Sim, na poderosa Roma dos exércitos imbatíveis, a Roma que conquistou o sul da Europa e o norte da África, dando-se ao luxo de utilizar o Mar Mediterrâneo como se fosse um lago dentro de sua propriedade. Pois essa mesma Roma, que submeteu gregos e bretões, que construiu estradas e aquedutos, arenas e edifícios magníficos, essa mesma Roma tinha em suas bibliotecas públicas e particulares a maioria de livros em língua grega, não em latim. Não na língua dos vencedores, mas na dos escravizados. A cultura mais refinada, as peças de teatro e os textos filosóficos, até mesmo os livros infantis, durante muito tempo eram escritos em grego por gregos, escravos ou libertos. A orgulhosa Roma teve um rompante de humildade ao reconhecer que o saber mais profundo, a filosofia e a literatura não podiam existir no Império sem a cultura desenvolvida por séculos na Grécia ou em regiões helenizadas. E, não só, mas principalmente nos primeiros séculos de Império, o saber era coisa dos subalternos, não dos dominantes. De pobres, não de ricos.

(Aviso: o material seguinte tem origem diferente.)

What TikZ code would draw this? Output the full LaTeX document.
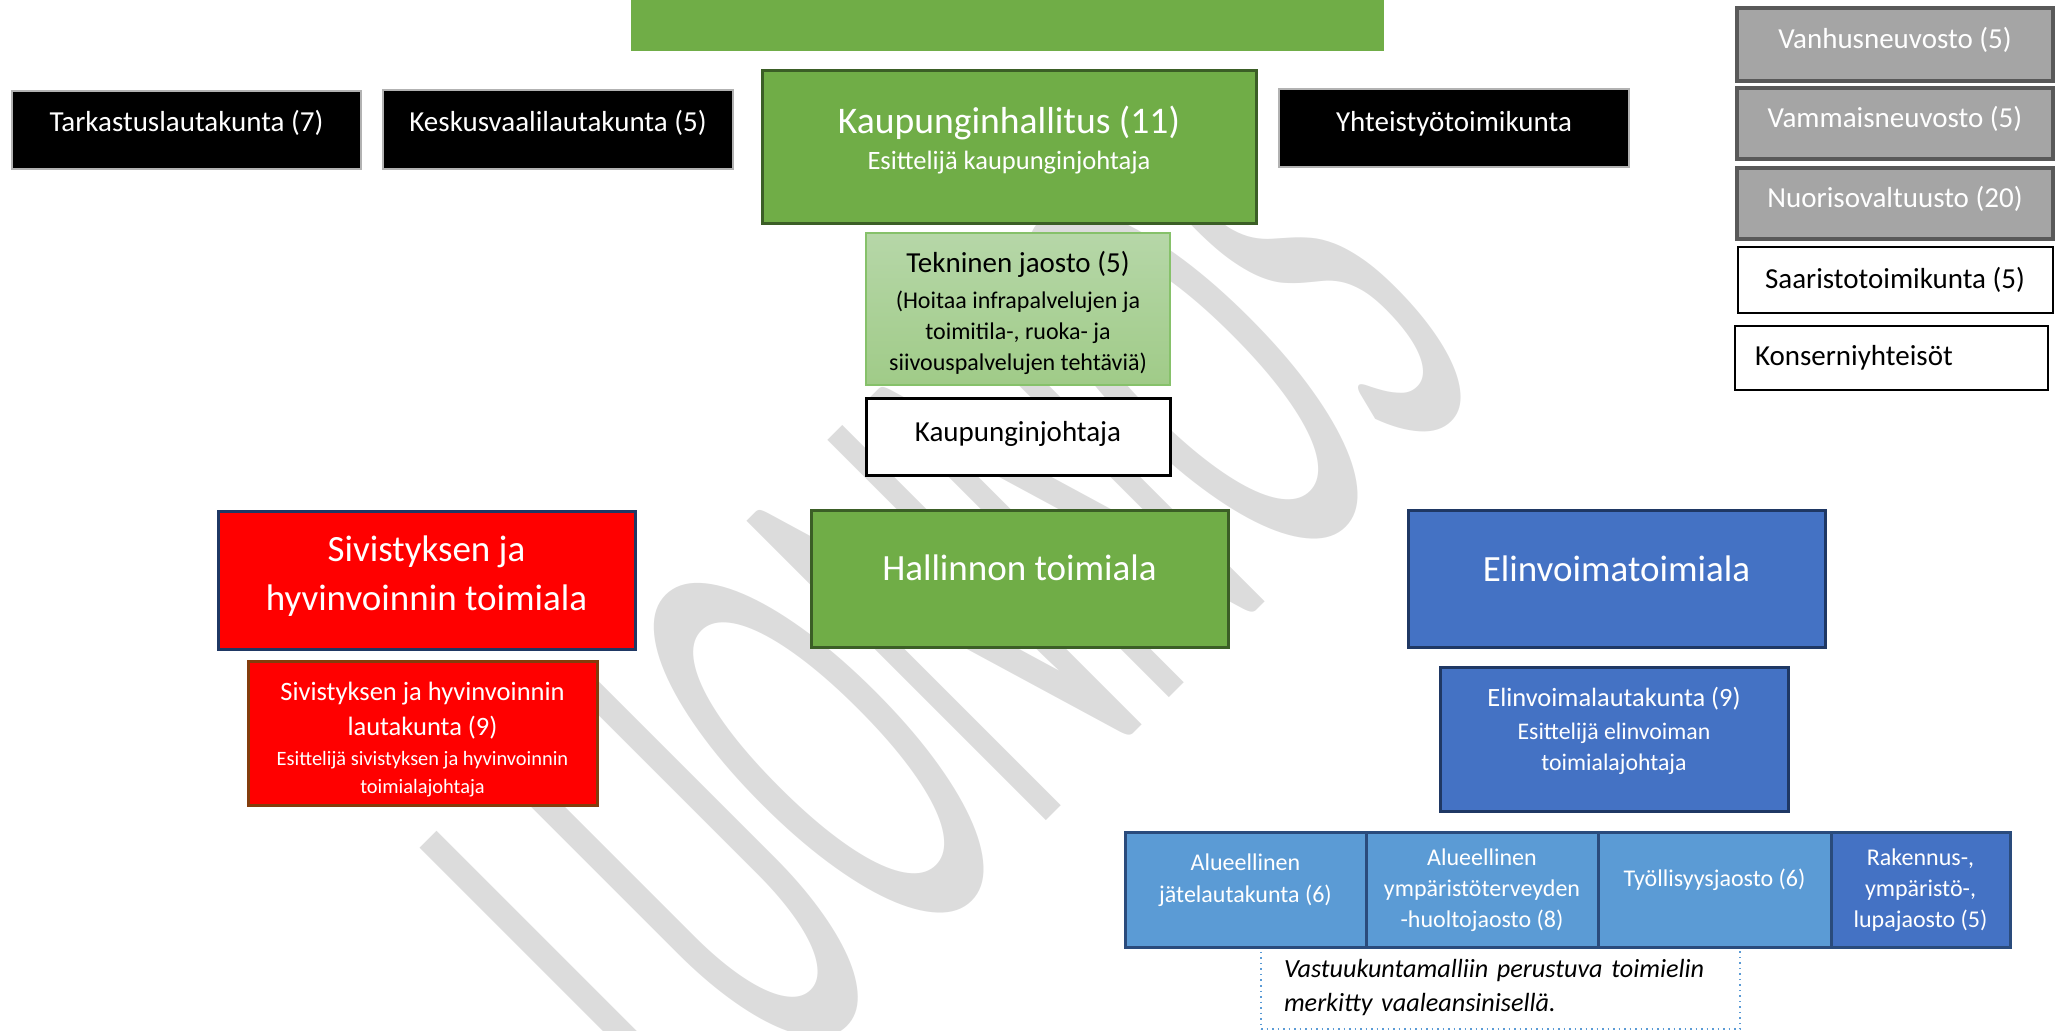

Imaginar que, na formação do povo brasileiro, os ricos entraram com cultura sofisticada e os pobres com bobagens bregas pode ser tentador para novos ricos, mas não encontra suporte na realidade. Fico pensando se aquele jogador de futebol brasileiro que prometia ser um dos grandes, do tamanho de Messi ou Pelé, aquele que ganha mais para entrar em campo por uma equipe francesa do que um trabalhador brasileiro recebe durante sua vida inteira (é só fazer as contas), fico pensando se ele aproveita seu dinheiro para se cercar de professores capazes como Leandro Karnal ou Pondé. Se gente como esses mestres é chamada para discutir Filosofia e História; se a música de fundo é Bach ou Beethoven, ou mesmo Chico Buarque e Antonio Carlos Jobim... Sabemos que isso não acontece, seus milhões – e os de muitos milionários – não o encaminham a usufruir do patrimônio cultural da humanidade. Enquanto isso, o maestro Isaac Karabtchevsky montou uma boa orquestra sinfônica com meninos e garotas da Favela de Heliópolis, em São Paulo, com poucos recursos, mas suficientes para colocar em ação o talento de uns e a generosidade de outros.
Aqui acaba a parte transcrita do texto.